* START *

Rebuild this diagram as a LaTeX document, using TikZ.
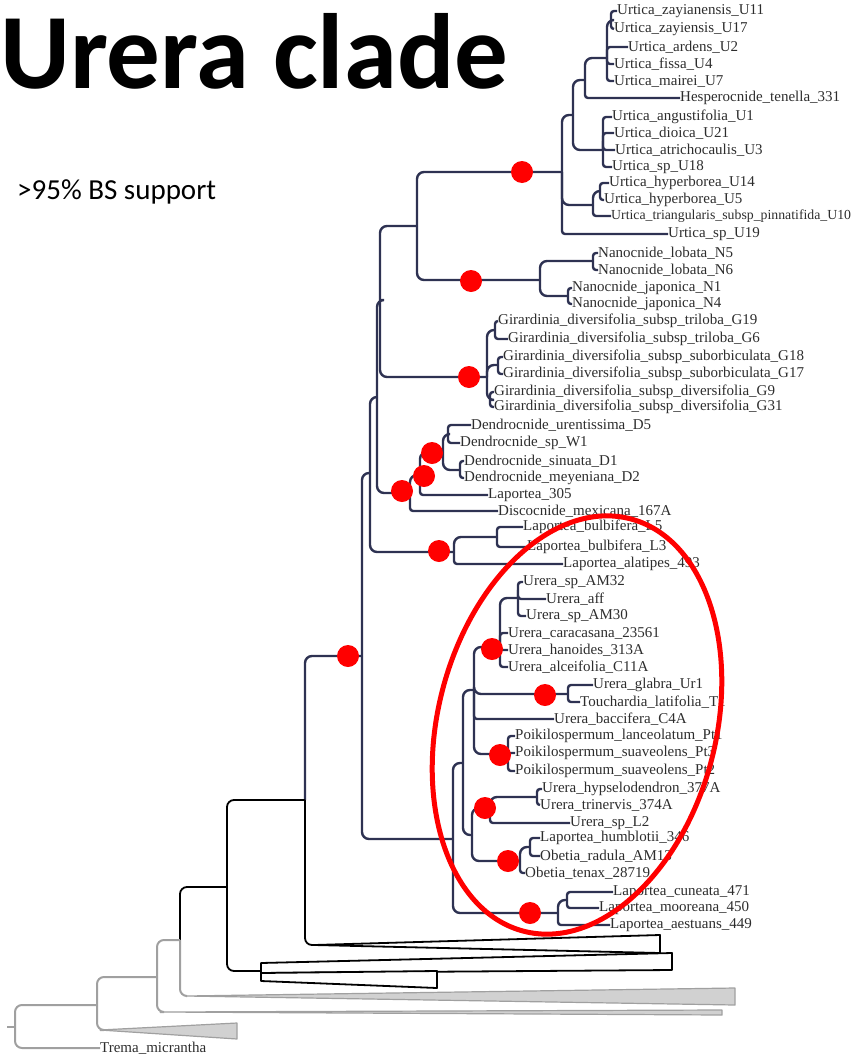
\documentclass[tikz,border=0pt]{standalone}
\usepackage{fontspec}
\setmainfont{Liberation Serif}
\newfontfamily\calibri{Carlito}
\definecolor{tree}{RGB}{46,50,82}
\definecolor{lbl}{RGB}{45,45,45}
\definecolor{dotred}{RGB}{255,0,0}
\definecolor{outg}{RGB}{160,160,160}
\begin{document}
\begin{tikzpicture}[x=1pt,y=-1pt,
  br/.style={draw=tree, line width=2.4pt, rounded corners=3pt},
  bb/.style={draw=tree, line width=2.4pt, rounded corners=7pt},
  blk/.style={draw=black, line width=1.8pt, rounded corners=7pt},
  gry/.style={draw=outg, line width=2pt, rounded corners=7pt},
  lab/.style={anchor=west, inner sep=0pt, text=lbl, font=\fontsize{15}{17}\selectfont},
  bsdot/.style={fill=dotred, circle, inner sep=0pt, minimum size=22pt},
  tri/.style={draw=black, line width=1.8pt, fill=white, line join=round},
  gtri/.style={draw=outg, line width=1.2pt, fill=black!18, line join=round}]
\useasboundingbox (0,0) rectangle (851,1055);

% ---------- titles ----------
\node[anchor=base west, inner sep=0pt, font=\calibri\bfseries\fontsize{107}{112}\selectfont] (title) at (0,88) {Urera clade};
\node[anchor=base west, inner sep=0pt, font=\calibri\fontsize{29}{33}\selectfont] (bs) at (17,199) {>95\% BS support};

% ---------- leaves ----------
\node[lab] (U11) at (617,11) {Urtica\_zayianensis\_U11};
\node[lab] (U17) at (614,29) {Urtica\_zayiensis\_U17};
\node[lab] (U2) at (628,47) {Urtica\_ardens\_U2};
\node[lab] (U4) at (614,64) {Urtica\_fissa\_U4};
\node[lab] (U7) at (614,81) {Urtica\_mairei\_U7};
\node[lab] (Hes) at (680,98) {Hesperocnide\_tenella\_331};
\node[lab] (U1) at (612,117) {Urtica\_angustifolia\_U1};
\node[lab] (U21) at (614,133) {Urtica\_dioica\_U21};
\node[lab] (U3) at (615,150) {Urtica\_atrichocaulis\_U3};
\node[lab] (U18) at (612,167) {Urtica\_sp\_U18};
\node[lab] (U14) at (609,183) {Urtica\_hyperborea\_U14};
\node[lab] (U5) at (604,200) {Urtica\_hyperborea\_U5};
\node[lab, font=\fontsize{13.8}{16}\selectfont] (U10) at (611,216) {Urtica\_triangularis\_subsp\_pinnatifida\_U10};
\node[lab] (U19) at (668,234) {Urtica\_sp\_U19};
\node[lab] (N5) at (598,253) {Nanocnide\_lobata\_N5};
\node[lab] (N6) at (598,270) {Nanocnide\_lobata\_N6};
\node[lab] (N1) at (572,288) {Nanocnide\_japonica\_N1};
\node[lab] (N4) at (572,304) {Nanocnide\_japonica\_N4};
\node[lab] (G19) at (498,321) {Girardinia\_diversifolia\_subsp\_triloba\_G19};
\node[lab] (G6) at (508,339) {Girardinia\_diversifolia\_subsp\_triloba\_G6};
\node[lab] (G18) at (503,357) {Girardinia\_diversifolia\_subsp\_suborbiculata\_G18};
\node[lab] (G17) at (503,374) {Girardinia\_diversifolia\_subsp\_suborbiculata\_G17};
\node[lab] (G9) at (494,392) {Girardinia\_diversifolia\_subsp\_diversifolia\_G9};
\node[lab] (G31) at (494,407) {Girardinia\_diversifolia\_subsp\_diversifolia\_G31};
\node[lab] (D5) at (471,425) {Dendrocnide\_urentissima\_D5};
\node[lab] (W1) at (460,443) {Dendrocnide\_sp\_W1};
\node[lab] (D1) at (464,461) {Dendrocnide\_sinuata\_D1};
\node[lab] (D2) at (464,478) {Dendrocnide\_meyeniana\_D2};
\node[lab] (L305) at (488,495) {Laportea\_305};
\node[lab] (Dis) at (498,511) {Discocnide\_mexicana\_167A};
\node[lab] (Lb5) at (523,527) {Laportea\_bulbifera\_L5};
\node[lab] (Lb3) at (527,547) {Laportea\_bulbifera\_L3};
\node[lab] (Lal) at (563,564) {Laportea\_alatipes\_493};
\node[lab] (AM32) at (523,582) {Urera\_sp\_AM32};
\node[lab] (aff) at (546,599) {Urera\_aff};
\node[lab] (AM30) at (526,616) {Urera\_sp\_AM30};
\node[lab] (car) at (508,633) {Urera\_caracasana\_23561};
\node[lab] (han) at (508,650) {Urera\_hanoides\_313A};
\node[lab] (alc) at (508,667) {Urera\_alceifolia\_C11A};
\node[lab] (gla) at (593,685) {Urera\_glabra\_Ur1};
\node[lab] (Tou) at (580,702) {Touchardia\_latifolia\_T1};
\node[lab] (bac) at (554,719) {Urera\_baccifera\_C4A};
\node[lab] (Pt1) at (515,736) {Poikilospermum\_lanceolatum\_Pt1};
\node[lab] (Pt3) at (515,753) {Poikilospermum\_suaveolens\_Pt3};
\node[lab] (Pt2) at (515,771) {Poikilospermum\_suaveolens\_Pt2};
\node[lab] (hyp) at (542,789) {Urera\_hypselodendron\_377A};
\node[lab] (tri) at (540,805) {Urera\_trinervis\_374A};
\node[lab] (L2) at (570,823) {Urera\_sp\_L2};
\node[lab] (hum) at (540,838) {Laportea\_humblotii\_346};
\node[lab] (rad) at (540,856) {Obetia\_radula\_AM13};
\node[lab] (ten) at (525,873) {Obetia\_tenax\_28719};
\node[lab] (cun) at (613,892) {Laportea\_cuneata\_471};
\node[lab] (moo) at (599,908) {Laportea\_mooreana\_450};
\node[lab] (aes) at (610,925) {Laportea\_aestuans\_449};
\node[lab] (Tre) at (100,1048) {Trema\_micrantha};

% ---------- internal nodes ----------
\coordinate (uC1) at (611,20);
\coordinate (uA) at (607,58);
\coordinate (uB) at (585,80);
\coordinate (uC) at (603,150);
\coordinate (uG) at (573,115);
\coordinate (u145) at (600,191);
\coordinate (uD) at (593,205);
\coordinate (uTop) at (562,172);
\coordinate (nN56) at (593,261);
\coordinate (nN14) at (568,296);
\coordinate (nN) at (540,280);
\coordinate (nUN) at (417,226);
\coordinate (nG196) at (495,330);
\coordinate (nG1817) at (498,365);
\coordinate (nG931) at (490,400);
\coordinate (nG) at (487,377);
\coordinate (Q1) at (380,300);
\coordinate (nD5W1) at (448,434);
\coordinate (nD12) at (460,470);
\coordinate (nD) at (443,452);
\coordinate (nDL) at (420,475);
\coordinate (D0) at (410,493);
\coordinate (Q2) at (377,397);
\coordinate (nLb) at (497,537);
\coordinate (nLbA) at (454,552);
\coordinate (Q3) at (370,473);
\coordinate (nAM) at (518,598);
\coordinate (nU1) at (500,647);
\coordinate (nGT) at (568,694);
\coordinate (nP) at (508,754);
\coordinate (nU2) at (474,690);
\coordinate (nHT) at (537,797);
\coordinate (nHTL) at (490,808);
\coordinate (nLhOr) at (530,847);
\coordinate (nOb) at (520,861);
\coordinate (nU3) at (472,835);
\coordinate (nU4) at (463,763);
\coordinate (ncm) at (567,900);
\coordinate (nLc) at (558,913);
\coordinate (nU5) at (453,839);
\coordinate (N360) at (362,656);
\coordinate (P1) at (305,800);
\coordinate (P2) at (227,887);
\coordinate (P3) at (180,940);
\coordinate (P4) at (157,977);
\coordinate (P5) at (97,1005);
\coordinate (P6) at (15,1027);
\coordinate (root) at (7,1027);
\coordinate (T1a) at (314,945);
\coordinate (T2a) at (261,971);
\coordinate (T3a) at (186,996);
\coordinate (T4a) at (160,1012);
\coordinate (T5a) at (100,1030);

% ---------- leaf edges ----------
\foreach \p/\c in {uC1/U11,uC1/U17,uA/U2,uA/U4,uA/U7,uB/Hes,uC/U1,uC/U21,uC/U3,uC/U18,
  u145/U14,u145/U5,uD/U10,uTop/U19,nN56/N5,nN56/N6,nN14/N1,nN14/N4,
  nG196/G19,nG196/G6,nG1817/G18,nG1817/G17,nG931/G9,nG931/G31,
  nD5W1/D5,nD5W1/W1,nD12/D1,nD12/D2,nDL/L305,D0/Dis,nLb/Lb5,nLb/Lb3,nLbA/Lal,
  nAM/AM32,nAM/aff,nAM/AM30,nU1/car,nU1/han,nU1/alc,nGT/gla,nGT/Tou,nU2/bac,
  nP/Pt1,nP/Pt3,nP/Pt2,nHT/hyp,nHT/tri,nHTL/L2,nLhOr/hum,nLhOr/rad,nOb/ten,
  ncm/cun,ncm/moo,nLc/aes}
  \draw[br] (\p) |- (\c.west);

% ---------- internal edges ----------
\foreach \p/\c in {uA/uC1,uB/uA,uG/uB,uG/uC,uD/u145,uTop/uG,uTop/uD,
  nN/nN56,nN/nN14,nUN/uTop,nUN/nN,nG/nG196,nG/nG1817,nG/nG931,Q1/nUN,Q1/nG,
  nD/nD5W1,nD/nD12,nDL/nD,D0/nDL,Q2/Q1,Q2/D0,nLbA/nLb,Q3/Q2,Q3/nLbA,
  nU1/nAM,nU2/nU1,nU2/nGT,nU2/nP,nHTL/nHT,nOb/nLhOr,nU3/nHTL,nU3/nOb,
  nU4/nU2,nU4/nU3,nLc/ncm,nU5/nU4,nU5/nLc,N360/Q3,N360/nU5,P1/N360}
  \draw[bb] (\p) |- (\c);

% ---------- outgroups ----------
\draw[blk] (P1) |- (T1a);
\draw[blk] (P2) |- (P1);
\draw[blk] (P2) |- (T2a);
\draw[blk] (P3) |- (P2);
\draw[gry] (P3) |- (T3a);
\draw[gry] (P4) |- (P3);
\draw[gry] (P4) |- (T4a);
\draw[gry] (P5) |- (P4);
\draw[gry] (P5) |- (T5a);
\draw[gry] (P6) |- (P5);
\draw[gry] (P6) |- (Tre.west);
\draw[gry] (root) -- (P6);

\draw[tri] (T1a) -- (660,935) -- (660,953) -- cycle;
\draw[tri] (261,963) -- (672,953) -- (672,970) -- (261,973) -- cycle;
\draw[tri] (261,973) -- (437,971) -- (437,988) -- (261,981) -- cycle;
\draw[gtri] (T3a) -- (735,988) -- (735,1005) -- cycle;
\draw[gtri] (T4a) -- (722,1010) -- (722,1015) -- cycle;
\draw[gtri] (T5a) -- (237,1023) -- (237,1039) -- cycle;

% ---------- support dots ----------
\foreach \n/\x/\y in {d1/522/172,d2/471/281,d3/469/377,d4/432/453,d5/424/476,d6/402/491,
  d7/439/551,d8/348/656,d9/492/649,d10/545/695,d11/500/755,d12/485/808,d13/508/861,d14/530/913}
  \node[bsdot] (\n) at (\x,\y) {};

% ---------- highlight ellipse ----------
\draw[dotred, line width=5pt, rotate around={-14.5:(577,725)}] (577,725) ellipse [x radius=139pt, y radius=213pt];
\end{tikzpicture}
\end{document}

* END *

Repeat the lines of the listing above verbatim, beginning at its first line and ending at the line containing "(bs) at (17,199)", which is included. Omit pictures.

Rebuild this diagram as a LaTeX document, using TikZ.
\documentclass[tikz,border=0pt]{standalone}
\usepackage{fontspec}
\setmainfont{Liberation Serif}
\newfontfamily\calibri{Carlito}
\definecolor{tree}{RGB}{46,50,82}
\definecolor{lbl}{RGB}{45,45,45}
\definecolor{dotred}{RGB}{255,0,0}
\definecolor{outg}{RGB}{160,160,160}
\begin{document}
\begin{tikzpicture}[x=1pt,y=-1pt,
  br/.style={draw=tree, line width=2.4pt, rounded corners=3pt},
  bb/.style={draw=tree, line width=2.4pt, rounded corners=7pt},
  blk/.style={draw=black, line width=1.8pt, rounded corners=7pt},
  gry/.style={draw=outg, line width=2pt, rounded corners=7pt},
  lab/.style={anchor=west, inner sep=0pt, text=lbl, font=\fontsize{15}{17}\selectfont},
  bsdot/.style={fill=dotred, circle, inner sep=0pt, minimum size=22pt},
  tri/.style={draw=black, line width=1.8pt, fill=white, line join=round},
  gtri/.style={draw=outg, line width=1.2pt, fill=black!18, line join=round}]
\useasboundingbox (0,0) rectangle (851,1055);

% ---------- titles ----------
\node[anchor=base west, inner sep=0pt, font=\calibri\bfseries\fontsize{107}{112}\selectfont] (title) at (0,88) {Urera clade};
\node[anchor=base west, inner sep=0pt, font=\calibri\fontsize{29}{33}\selectfont] (bs) at (17,199) {>95\% BS support};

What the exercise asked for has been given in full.